The Sumgait pogrom ((アルメニア語:Սումգայիթի ջարդեր, ''Sumgayit'i ĵarder'') lit. "Sumgait massacres") was a pogrom that targeted the Armenian population of the seaside town of Sumgait in Soviet Azerbaijan in late February 1988. The pogrom took place during the early stages of the Karabakh movement. On February 27, 1988, mobs made up largely of ethnic Azerbaijanis formed into groups and attacked and killed Armenians on the streets and in their apartments; widespread looting and a general lack of concern from police officers allowed the situation to continue for three days.
On February 28, a small contingent of Ministry of Internal Affairs (MVD) troops entered the city and unsuccessfully attempted to quell the rioting. More professional military units entered with tanks and armored personnel vehicles one day later. Government forces imposed a state of martial law and curfew and brought the crisis to an end. The official death toll released by the Prosecutor General of the USSR (tallies were compiled based on lists of named victims) was 32 people (26 Armenians and 6 Azerbaijanis), although some have revised this figure up into the tens and hundreds.

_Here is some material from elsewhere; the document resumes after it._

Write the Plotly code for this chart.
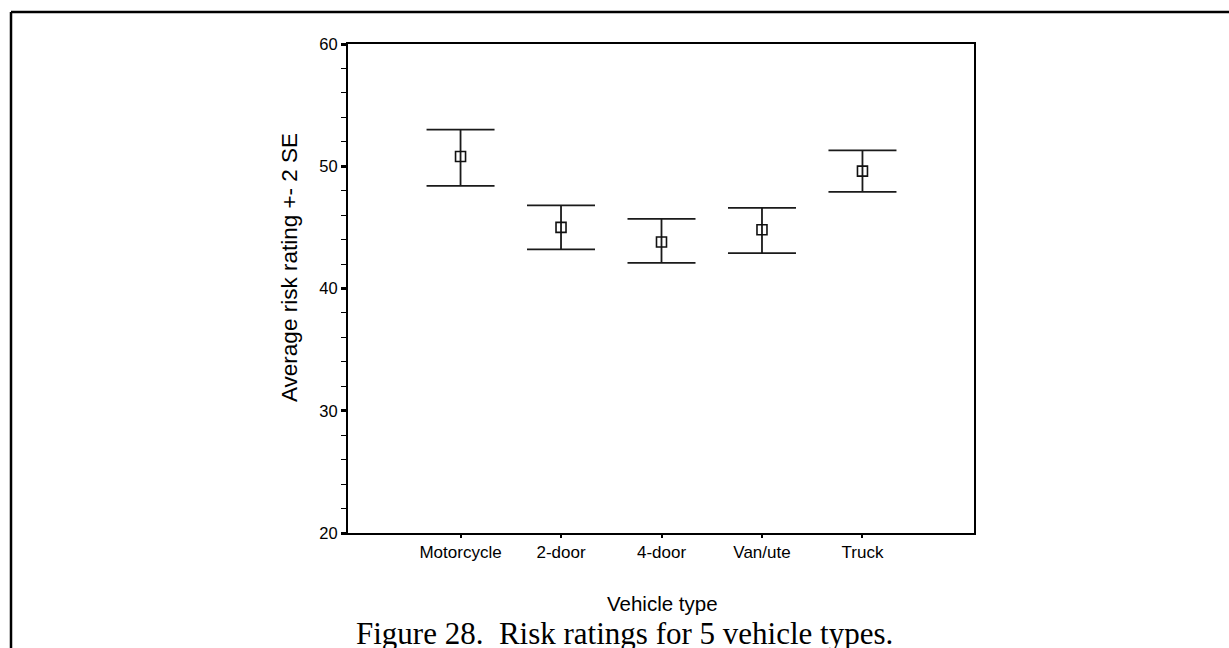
import plotly.graph_objects as go

# ---- data ----
categories = ["Motorcycle", "2-door", "4-door", "Van/ute", "Truck"]
mean_rating = [50.8, 45.0, 43.8, 44.8, 49.6]
upper_2se = [53.0, 46.8, 45.7, 46.6, 51.3]
lower_2se = [48.4, 43.2, 42.1, 42.9, 47.9]
y_ticks = [20, 30, 40, 50, 60]

# ---- layout constants (pixels) ----
W, H = 1229, 648
L, R, T, B = 348, 974, 44, 533
ml, mr, mt, mb = L, W - R, T, H - B
pw, ph = R - L, B - T

def px_x(x):
    return (x - L) / pw

def px_y(y):
    return (B - y) / ph

xpos = list(range(len(categories)))
err_plus = [u - m for u, m in zip(upper_2se, mean_rating)]
err_minus = [m - l for m, l in zip(mean_rating, lower_2se)]

fig = go.Figure()
fig.add_trace(go.Scatter(
    x=xpos, y=mean_rating, mode="markers",
    marker=dict(symbol="square-open", size=10, color="#111111",
                line=dict(width=1.6, color="#111111")),
    error_y=dict(type="data", symmetric=False, array=err_plus, arrayminus=err_minus,
                 color="#1a1a1a", thickness=1.8, width=34),
    showlegend=False, hoverinfo="skip",
))

sans = "Liberation Sans, Arial, sans-serif"
ytick_font = dict(family=sans, size=16.5, color="#000000")
xtick_font = dict(family=sans, size=17, color="#000000")

fig.update_layout(
    width=W, height=H,
    margin=dict(l=ml, r=mr, t=mt, b=mb, pad=0),
    paper_bgcolor="white", plot_bgcolor="white",
    font=dict(family=sans, color="#000000"),
    xaxis=dict(
        range=[-1.12, 5.11], tickmode="array", tickvals=xpos, ticktext=categories,
        showgrid=False, zeroline=False, showline=True, linecolor="#000000",
        linewidth=2, mirror=True, ticks="outside", ticklen=3, tickwidth=2,
        tickcolor="#000000", tickfont=xtick_font,
    ),
    yaxis=dict(
        range=[20, 60], tickmode="array", tickvals=y_ticks,
        showgrid=False, zeroline=False, showline=True, linecolor="#000000",
        linewidth=2, mirror=True, ticks="outside", ticklen=5, tickwidth=3,
        tickcolor="#000000", tickfont=ytick_font,
        minor=dict(dtick=2, ticks="outside", ticklen=5, tickwidth=1, tickcolor="#000000", showgrid=False),
    ),
    annotations=[
        dict(text="Average risk rating +- 2 SE", xref="paper", yref="paper",
             x=px_x(289), y=px_y(268), textangle=-90, showarrow=False,
             xanchor="center", yanchor="middle",
             font=dict(family=sans, size=22.5, color="#000000")),
        dict(text="Vehicle type", xref="paper", yref="paper",
             x=px_x(662), y=px_y(603), showarrow=False,
             xanchor="center", yanchor="middle",
             font=dict(family=sans, size=20.5, color="#000000")),
        dict(text="Figure 28.  Risk ratings for 5 vehicle types.", xref="paper", yref="paper",
             x=px_x(624), y=px_y(633), showarrow=False,
             xanchor="center", yanchor="middle",
             font=dict(family="Liberation Serif, Times New Roman, serif", size=31, color="#000000")),
    ],
    shapes=[
        dict(type="line", xref="paper", yref="paper", x0=px_x(11), x1=px_x(W + 5),
             y0=px_y(12), y1=px_y(12), line=dict(color="#000000", width=2.5)),
        dict(type="line", xref="paper", yref="paper", x0=px_x(11), x1=px_x(11),
             y0=px_y(12), y1=px_y(H + 5), line=dict(color="#000000", width=2.5)),
    ],
)

fig.write_html("out.html")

The civil violence in Sumgait was unprecedented in scope and was widely covered in the Western press. It was greeted with general astonishment in Armenia and the rest of the Soviet Union since ethnic feuds in the country were largely suppressed by the government, which had promoted policies such as internationalism, fraternity of peoples, and socialist patriotism to avert such conflicts. The massacre, together with the Nagorno-Karabakh conflict, would present a major challenge to the reforms being implemented by then General Secretary of the Soviet Union, Mikhail Gorbachev. Gorbachev would later be criticized for his perceived slowness in reacting to the crisis.

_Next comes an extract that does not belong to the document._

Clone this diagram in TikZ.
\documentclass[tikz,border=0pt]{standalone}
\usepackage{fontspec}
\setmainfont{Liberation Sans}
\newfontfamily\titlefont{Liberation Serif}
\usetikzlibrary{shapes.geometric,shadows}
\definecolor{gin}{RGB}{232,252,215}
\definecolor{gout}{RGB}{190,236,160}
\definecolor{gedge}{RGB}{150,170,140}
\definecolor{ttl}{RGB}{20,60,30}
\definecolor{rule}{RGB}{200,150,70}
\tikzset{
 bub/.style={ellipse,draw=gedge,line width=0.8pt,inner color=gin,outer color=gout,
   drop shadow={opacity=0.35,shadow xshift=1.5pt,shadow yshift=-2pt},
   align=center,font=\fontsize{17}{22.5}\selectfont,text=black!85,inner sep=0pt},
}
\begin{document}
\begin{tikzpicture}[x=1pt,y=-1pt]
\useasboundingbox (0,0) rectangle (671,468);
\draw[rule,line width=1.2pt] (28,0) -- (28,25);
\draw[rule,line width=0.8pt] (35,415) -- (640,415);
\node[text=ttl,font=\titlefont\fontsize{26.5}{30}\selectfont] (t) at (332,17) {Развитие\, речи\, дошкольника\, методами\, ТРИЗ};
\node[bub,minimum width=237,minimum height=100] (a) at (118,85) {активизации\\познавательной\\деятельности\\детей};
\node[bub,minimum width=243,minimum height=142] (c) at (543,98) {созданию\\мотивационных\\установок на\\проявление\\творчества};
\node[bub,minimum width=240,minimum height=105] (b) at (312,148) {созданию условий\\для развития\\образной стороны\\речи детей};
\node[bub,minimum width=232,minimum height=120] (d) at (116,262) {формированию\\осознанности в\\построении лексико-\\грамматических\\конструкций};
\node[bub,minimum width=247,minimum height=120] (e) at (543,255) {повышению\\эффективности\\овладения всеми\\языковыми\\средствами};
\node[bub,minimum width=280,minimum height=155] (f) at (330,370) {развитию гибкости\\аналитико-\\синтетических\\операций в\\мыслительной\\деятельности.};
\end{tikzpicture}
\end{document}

The pogrom was immediately linked to the Armenian Genocide of 1915 in the Armenian national consciousness. The killings are commemorated every year on February 28 in Armenia, Nagorno-Karabakh, and the diaspora.
==Background==

The city of Sumgait is located near the coast of the Caspian Sea, only thirty kilometers north of the capital Baku. It had been renovated in the 1960s and had become a leading industrial city, second after Baku by its industrial importance, with oil refineries and petrochemical plants built during that era. Its population in the 1960s stood at 60,000, but by the late 1980s it had swollen to over 223,000 (with an Armenian population of about 17,000), and overcrowding among other social problems plagued the city. While there was a high rate of unemployment and poverty among the Azerbaijani residents, the Armenians comprised mainly the working and educated sector of the town’s population.
The political and economic reforms that General Secretary Gorbachev had initiated in 1985 saw a marked decentralization of Soviet authority. Armenians, in both Armenia proper and Nagorno-Karabakh, viewed Gorbachev's reform program as an opportunity to unite the two entities together. On February 20, 1988, tens of thousands of Armenians gathered to demonstrate in Stepanakert's Lenin (now Renaissance) Square to demand that the region be joined to Armenia. On the same day, the Supreme Soviet of Nagorno-Karabakh voted to join the Armenian SSR, a move staunchly opposed by the Soviet Azerbaijani authorities. Gorbachev rejected these claims, invoking Article 78 of the Soviet Constitution, which stated that republics' borders could not be altered without their prior consent. The vote by the Council and the subsequent protests were condemned also by the state-run Soviet media; however, they resonated more loudly among Azerbaijanis. As journalist Thomas de Waal wrote in his 2003 book on the conflict, after the appeal of the Council "the slow descent into armed conflict began on the first day."